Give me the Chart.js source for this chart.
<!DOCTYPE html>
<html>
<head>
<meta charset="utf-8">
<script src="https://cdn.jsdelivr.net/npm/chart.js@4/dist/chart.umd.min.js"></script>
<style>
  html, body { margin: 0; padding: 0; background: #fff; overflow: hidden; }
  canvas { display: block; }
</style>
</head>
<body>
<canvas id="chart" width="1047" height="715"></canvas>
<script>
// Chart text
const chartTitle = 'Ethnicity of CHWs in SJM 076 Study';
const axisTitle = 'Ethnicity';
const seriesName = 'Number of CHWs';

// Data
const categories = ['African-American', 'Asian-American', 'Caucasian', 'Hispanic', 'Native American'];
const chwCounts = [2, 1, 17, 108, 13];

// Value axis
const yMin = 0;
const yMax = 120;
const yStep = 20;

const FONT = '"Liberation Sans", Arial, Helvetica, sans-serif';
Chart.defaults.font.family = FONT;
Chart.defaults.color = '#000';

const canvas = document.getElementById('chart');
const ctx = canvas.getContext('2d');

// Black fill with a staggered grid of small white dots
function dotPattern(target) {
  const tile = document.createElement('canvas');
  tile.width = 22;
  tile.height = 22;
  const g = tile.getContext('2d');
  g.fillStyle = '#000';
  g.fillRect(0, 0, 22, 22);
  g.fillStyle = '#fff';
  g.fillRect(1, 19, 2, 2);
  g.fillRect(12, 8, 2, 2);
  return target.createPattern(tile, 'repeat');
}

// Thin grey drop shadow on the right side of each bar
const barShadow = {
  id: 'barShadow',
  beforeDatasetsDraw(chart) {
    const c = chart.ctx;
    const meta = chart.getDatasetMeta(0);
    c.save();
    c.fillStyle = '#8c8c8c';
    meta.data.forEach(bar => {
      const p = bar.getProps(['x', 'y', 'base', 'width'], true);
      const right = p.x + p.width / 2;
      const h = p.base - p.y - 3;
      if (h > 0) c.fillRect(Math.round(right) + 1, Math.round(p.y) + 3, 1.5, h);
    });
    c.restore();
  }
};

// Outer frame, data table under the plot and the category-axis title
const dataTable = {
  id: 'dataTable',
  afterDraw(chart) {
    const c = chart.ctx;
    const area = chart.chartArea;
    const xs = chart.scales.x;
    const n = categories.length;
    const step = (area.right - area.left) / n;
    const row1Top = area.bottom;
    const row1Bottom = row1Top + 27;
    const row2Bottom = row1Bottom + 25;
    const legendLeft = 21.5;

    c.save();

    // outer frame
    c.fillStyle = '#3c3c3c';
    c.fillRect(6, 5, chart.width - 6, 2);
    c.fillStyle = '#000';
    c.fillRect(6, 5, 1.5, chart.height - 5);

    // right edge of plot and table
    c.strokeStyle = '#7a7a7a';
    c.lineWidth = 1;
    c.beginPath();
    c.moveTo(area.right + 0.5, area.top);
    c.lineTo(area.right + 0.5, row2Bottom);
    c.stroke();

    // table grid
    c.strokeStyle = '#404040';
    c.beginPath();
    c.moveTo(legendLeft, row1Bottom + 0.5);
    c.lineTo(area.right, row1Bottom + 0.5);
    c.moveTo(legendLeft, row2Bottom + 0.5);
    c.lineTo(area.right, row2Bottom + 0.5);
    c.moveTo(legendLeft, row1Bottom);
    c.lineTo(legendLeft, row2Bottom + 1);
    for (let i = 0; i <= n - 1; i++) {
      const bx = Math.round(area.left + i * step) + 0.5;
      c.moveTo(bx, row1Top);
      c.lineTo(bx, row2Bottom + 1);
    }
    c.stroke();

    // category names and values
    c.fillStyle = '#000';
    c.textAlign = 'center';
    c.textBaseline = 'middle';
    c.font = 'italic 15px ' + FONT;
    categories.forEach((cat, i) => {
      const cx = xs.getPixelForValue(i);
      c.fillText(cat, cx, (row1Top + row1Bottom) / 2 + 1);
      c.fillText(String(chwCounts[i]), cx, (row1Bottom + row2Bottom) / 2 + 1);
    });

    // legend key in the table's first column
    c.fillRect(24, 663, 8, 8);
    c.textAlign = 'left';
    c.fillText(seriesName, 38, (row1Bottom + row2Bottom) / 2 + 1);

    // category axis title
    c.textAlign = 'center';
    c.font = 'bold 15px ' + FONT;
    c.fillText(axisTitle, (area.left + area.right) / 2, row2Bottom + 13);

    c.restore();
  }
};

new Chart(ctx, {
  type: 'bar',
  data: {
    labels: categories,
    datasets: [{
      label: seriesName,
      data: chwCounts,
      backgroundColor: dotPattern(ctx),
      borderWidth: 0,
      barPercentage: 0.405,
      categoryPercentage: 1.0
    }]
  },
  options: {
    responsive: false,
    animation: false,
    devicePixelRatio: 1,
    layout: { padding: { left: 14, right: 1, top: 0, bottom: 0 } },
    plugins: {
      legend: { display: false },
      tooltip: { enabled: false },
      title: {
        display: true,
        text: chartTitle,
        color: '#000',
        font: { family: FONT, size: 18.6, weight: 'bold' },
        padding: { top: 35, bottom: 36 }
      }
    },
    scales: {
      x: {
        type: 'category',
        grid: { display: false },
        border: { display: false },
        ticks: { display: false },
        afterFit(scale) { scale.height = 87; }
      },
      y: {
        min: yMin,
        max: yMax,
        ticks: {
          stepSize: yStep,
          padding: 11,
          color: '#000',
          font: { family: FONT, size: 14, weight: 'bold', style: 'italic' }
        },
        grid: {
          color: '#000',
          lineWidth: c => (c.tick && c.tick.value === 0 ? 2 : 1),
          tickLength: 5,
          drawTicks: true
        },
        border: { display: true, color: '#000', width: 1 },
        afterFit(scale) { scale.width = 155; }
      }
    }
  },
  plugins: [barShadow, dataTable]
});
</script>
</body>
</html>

==

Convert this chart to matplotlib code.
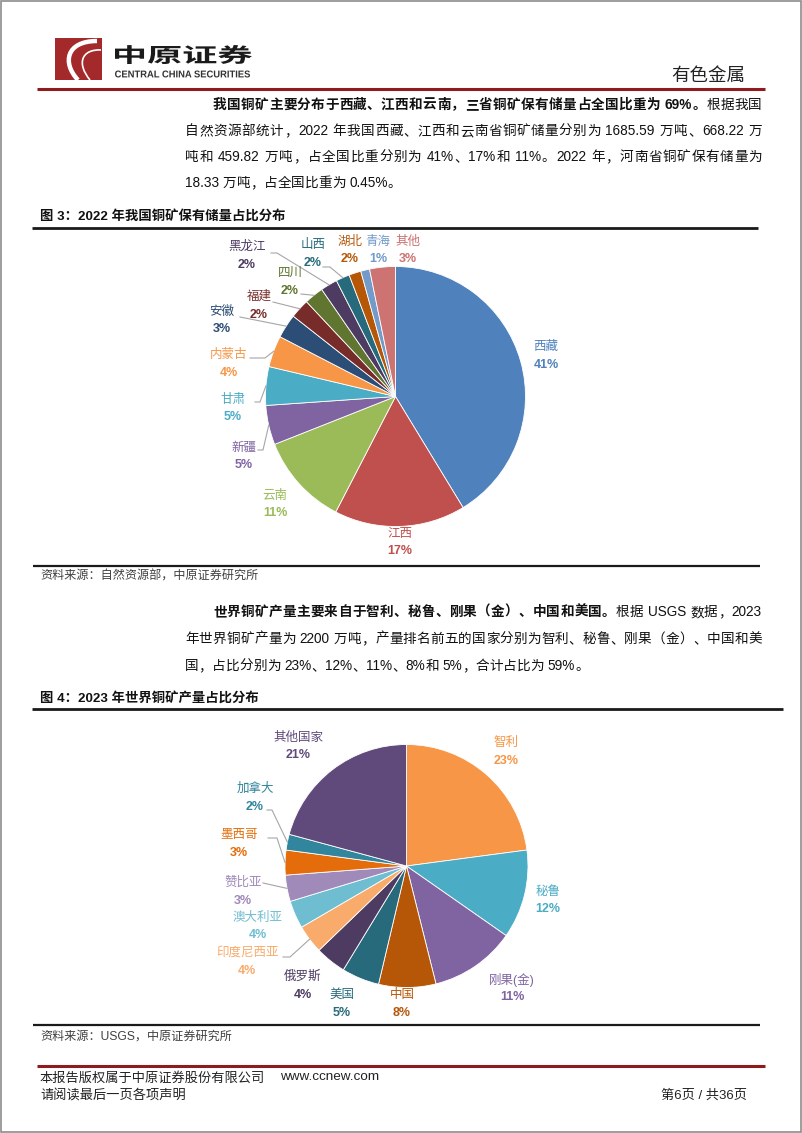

---

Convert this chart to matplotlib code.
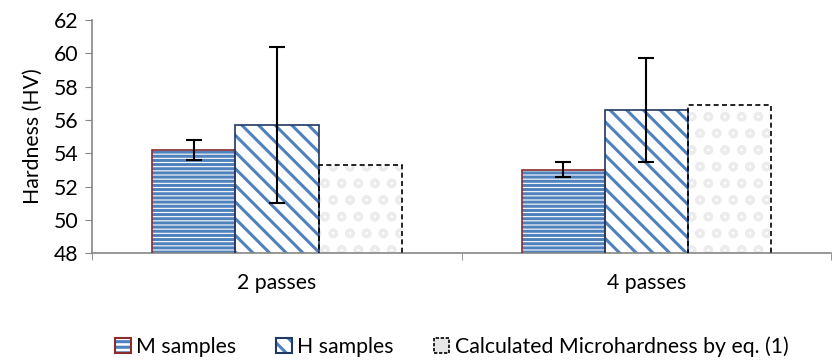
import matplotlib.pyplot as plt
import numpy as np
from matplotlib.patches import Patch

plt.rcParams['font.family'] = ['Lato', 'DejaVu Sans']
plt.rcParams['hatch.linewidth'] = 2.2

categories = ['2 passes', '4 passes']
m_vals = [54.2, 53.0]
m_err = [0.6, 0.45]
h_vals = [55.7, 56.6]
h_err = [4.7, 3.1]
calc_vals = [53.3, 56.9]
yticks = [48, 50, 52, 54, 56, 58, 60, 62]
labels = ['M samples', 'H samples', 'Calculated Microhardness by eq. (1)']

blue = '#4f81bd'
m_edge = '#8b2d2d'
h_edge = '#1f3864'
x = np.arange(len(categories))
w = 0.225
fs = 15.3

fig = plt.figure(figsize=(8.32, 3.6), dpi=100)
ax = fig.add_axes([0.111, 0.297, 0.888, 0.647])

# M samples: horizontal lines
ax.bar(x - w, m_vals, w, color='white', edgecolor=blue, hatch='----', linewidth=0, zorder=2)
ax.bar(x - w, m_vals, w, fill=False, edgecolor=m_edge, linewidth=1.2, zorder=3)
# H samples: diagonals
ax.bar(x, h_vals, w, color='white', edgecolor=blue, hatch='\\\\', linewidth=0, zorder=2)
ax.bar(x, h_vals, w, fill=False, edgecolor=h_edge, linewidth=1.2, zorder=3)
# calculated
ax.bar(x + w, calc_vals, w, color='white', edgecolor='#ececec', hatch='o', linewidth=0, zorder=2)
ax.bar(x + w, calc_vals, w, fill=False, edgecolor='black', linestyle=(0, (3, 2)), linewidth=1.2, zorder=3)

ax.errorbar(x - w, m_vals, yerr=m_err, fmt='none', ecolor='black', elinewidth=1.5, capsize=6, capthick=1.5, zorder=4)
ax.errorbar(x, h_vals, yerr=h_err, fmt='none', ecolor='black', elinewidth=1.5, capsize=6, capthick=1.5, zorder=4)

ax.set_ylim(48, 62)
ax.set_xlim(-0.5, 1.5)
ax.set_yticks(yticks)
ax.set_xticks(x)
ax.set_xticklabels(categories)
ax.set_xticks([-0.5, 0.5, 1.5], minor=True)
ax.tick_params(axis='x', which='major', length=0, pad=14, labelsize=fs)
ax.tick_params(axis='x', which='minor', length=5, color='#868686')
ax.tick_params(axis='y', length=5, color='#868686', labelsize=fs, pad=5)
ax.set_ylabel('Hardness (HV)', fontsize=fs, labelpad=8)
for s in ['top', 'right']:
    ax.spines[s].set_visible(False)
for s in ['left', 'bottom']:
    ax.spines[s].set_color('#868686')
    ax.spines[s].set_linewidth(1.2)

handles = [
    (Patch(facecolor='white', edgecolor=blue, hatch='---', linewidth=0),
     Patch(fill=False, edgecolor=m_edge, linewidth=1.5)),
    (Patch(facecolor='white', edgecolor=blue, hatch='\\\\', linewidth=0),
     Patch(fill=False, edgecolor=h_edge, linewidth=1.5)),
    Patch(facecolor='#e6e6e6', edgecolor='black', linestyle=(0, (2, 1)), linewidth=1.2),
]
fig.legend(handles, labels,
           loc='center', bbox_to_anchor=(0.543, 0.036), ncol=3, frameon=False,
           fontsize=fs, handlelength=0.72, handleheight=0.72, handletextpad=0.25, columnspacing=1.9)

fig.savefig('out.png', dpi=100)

OBJECTIVE: Search the lines for "matplotlib". Copy each line that has it.

OUTPUT:
Convert this chart to matplotlib code.
Convert this chart to matplotlib code.
import matplotlib.pyplot as plt
from matplotlib.patches import Patch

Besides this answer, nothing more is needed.